**DIRECTIVE**
Please transcribe the data below exactly. Leave the pictures out.

══ SUPPLIED INFORMATION

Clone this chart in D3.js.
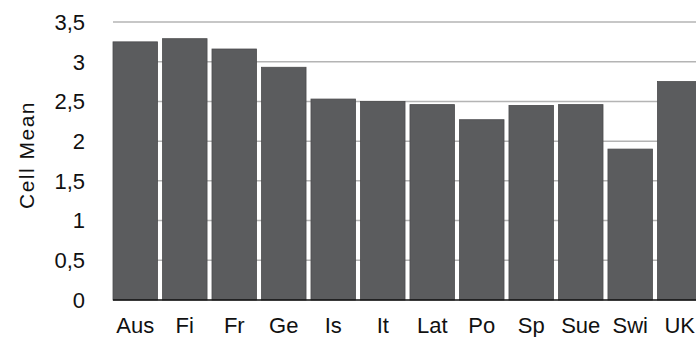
<!DOCTYPE html>
<html><head><meta charset="utf-8">
<script src="https://cdn.jsdelivr.net/npm/d3@7"></script>
<style>body{margin:0;background:#fff}svg{display:block}text{font-family:"Liberation Sans",Arial,sans-serif;fill:#111}</style>
</head><body><svg id="c" width="696" height="337"></svg>
<script>
const categories = ["Aus","Fi","Fr","Ge","Is","It","Lat","Po","Sp","Sue","Swi","UK"];
const values = [3.25,3.29,3.16,2.93,2.53,2.50,2.46,2.27,2.45,2.46,1.90,2.75];
const yTicks = [0,0.5,1,1.5,2,2.5,3,3.5];
const yTickLabels = ["0","0,5","1","1,5","2","2,5","3","3,5"];
const yTitle = "Cell Mean";

const svg = d3.select("#c");
const mLeft = 113, mRight = 702, mTop = 22, mBottom = 300;
const x = d3.scaleBand().domain(categories).range([mLeft, mRight]).paddingInner(0.1).paddingOuter(0);
const y = d3.scaleLinear().domain([0,3.5]).range([mBottom, mTop]);

// gridlines
svg.append("g").selectAll("line").data(yTicks.filter(d=>d>0)).join("line")
  .attr("x1", mLeft).attr("x2", 696).attr("y1", d=>y(d)).attr("y2", d=>y(d))
  .attr("stroke", "#b4b4b4").attr("stroke-width", 1.5);

// bars
svg.append("g").selectAll("rect").data(categories).join("rect")
  .attr("x", d=>x(d)).attr("width", x.bandwidth())
  .attr("y", (d,i)=>y(values[i])).attr("height", (d,i)=>mBottom - y(values[i]))
  .attr("fill", "#5b5c5e").attr("stroke", "#4c4c4e").attr("stroke-width", 0.8);

// baseline
svg.append("line").attr("x1", mLeft).attr("x2", 696).attr("y1", mBottom).attr("y2", mBottom)
  .attr("stroke", "#111").attr("stroke-width", 1.5);

// y labels
svg.append("g").selectAll("text").data(yTicks).join("text")
  .attr("x", 85).attr("y", d=>y(d)).attr("dy", "0.36em").attr("text-anchor", "end")
  .attr("font-size", 22).text((d,i)=>yTickLabels[i]);

// x labels
svg.append("g").selectAll("text").data(categories).join("text")
  .attr("x", d=>x(d)+x.bandwidth()/2).attr("y", 333).attr("text-anchor", "middle")
  .attr("font-size", 22).text(d=>d);

// y title
svg.append("text").attr("transform", "translate(34,155) rotate(-90)").attr("text-anchor", "middle")
  .attr("font-size", 21).attr("letter-spacing", 1.5).text(yTitle);
</script></body></html>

════

**RIGHT ANSWER**
Clone this chart in D3.js.
<!DOCTYPE html>
<html><head><meta charset="utf-8">
<script src="https://cdn.jsdelivr.net/npm/d3@7"></script>
<style>body{margin:0;background:#fff}svg{display:block}text{font-family:"Liberation Sans",Arial,sans-serif;fill:#111}</style>
</head><body><svg id="c" width="696" height="337"></svg>
<script>
const categories = ["Aus","Fi","Fr","Ge","Is","It","Lat","Po","Sp","Sue","Swi","UK"];
const values = [3.25,3.29,3.16,2.93,2.53,2.50,2.46,2.27,2.45,2.46,1.90,2.75];
const yTicks = [0,0.5,1,1.5,2,2.5,3,3.5];
const yTickLabels = ["0","0,5","1","1,5","2","2,5","3","3,5"];
const yTitle = "Cell Mean";

const svg = d3.select("#c");
const mLeft = 113, mRight = 702, mTop = 22, mBottom = 300;
const x = d3.scaleBand().domain(categories).range([mLeft, mRight]).paddingInner(0.1).paddingOuter(0);
const y = d3.scaleLinear().domain([0,3.5]).range([mBottom, mTop]);

// gridlines
svg.append("g").selectAll("line").data(yTicks.filter(d=>d>0)).join("line")
  .attr("x1", mLeft).attr("x2", 696).attr("y1", d=>y(d)).attr("y2", d=>y(d))
  .attr("stroke", "#b4b4b4").attr("stroke-width", 1.5);

// bars
svg.append("g").selectAll("rect").data(categories).join("rect")
  .attr("x", d=>x(d)).attr("width", x.bandwidth())
  .attr("y", (d,i)=>y(values[i])).attr("height", (d,i)=>mBottom - y(values[i]))
  .attr("fill", "#5b5c5e").attr("stroke", "#4c4c4e").attr("stroke-width", 0.8);

// baseline
svg.append("line").attr("x1", mLeft).attr("x2", 696).attr("y1", mBottom).attr("y2", mBottom)
  .attr("stroke", "#111").attr("stroke-width", 1.5);

// y labels
svg.append("g").selectAll("text").data(yTicks).join("text")
  .attr("x", 85).attr("y", d=>y(d)).attr("dy", "0.36em").attr("text-anchor", "end")
  .attr("font-size", 22).text((d,i)=>yTickLabels[i]);

// x labels
svg.append("g").selectAll("text").data(categories).join("text")
  .attr("x", d=>x(d)+x.bandwidth()/2).attr("y", 333).attr("text-anchor", "middle")
  .attr("font-size", 22).text(d=>d);

// y title
svg.append("text").attr("transform", "translate(34,155) rotate(-90)").attr("text-anchor", "middle")
  .attr("font-size", 21).attr("letter-spacing", 1.5).text(yTitle);
</script></body></html>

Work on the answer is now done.